* Supplied material
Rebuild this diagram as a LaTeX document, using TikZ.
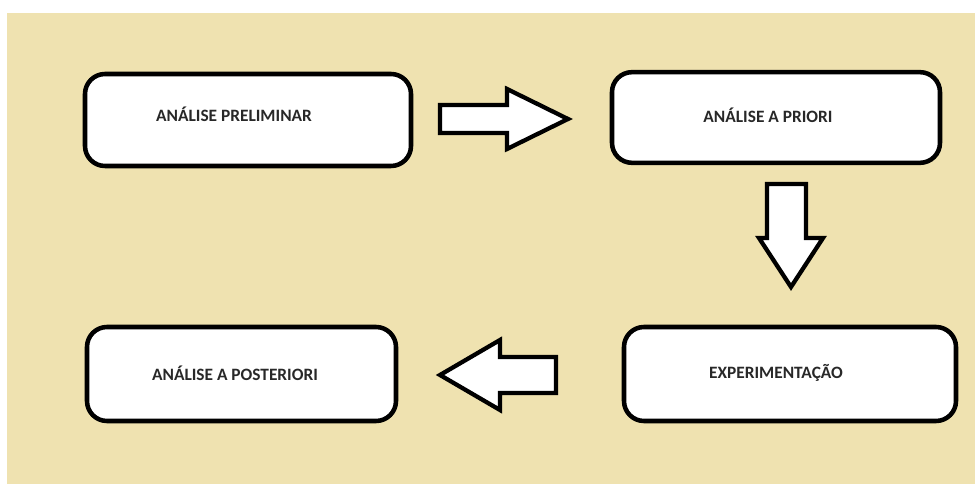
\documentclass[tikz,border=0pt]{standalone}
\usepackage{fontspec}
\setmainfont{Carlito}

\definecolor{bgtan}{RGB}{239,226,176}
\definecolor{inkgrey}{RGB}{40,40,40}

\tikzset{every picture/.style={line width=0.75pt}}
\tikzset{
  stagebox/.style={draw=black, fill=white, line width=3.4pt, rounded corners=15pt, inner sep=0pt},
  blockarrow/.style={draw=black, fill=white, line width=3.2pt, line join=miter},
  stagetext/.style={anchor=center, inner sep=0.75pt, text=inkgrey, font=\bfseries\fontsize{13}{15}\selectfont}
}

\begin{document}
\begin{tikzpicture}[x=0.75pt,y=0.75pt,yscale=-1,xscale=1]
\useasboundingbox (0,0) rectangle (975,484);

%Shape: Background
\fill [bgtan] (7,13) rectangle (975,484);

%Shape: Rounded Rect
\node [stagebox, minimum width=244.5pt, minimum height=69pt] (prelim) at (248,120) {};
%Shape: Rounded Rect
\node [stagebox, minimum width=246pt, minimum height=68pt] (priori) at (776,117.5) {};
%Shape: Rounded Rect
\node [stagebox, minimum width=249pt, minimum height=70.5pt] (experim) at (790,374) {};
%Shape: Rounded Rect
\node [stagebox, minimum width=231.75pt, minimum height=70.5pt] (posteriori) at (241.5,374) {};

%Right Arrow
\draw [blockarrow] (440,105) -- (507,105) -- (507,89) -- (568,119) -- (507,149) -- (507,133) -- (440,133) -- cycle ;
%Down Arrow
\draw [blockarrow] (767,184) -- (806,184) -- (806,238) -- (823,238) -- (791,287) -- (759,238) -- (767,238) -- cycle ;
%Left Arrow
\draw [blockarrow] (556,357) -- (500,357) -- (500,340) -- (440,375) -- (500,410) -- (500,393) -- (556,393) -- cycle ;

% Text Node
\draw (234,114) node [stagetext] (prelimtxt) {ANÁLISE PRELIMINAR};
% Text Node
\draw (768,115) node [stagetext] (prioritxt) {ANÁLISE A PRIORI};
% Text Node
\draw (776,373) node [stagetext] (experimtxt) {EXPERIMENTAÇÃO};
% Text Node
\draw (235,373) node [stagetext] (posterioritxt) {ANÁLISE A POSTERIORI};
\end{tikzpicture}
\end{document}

* Instructions to follow
Reproduce each line exactly as it appears, omitting the pictures.

* Answer for the task
Rebuild this diagram as a LaTeX document, using TikZ.
\documentclass[tikz,border=0pt]{standalone}
\usepackage{fontspec}
\setmainfont{Carlito}

\definecolor{bgtan}{RGB}{239,226,176}
\definecolor{inkgrey}{RGB}{40,40,40}

\tikzset{every picture/.style={line width=0.75pt}}
\tikzset{
  stagebox/.style={draw=black, fill=white, line width=3.4pt, rounded corners=15pt, inner sep=0pt},
  blockarrow/.style={draw=black, fill=white, line width=3.2pt, line join=miter},
  stagetext/.style={anchor=center, inner sep=0.75pt, text=inkgrey, font=\bfseries\fontsize{13}{15}\selectfont}
}

\begin{document}
\begin{tikzpicture}[x=0.75pt,y=0.75pt,yscale=-1,xscale=1]
\useasboundingbox (0,0) rectangle (975,484);

%Shape: Background
\fill [bgtan] (7,13) rectangle (975,484);

%Shape: Rounded Rect
\node [stagebox, minimum width=244.5pt, minimum height=69pt] (prelim) at (248,120) {};
%Shape: Rounded Rect
\node [stagebox, minimum width=246pt, minimum height=68pt] (priori) at (776,117.5) {};
%Shape: Rounded Rect
\node [stagebox, minimum width=249pt, minimum height=70.5pt] (experim) at (790,374) {};
%Shape: Rounded Rect
\node [stagebox, minimum width=231.75pt, minimum height=70.5pt] (posteriori) at (241.5,374) {};

%Right Arrow
\draw [blockarrow] (440,105) -- (507,105) -- (507,89) -- (568,119) -- (507,149) -- (507,133) -- (440,133) -- cycle ;
%Down Arrow
\draw [blockarrow] (767,184) -- (806,184) -- (806,238) -- (823,238) -- (791,287) -- (759,238) -- (767,238) -- cycle ;
%Left Arrow
\draw [blockarrow] (556,357) -- (500,357) -- (500,340) -- (440,375) -- (500,410) -- (500,393) -- (556,393) -- cycle ;

% Text Node
\draw (234,114) node [stagetext] (prelimtxt) {ANÁLISE PRELIMINAR};
% Text Node
\draw (768,115) node [stagetext] (prioritxt) {ANÁLISE A PRIORI};
% Text Node
\draw (776,373) node [stagetext] (experimtxt) {EXPERIMENTAÇÃO};
% Text Node
\draw (235,373) node [stagetext] (posterioritxt) {ANÁLISE A POSTERIORI};
\end{tikzpicture}
\end{document}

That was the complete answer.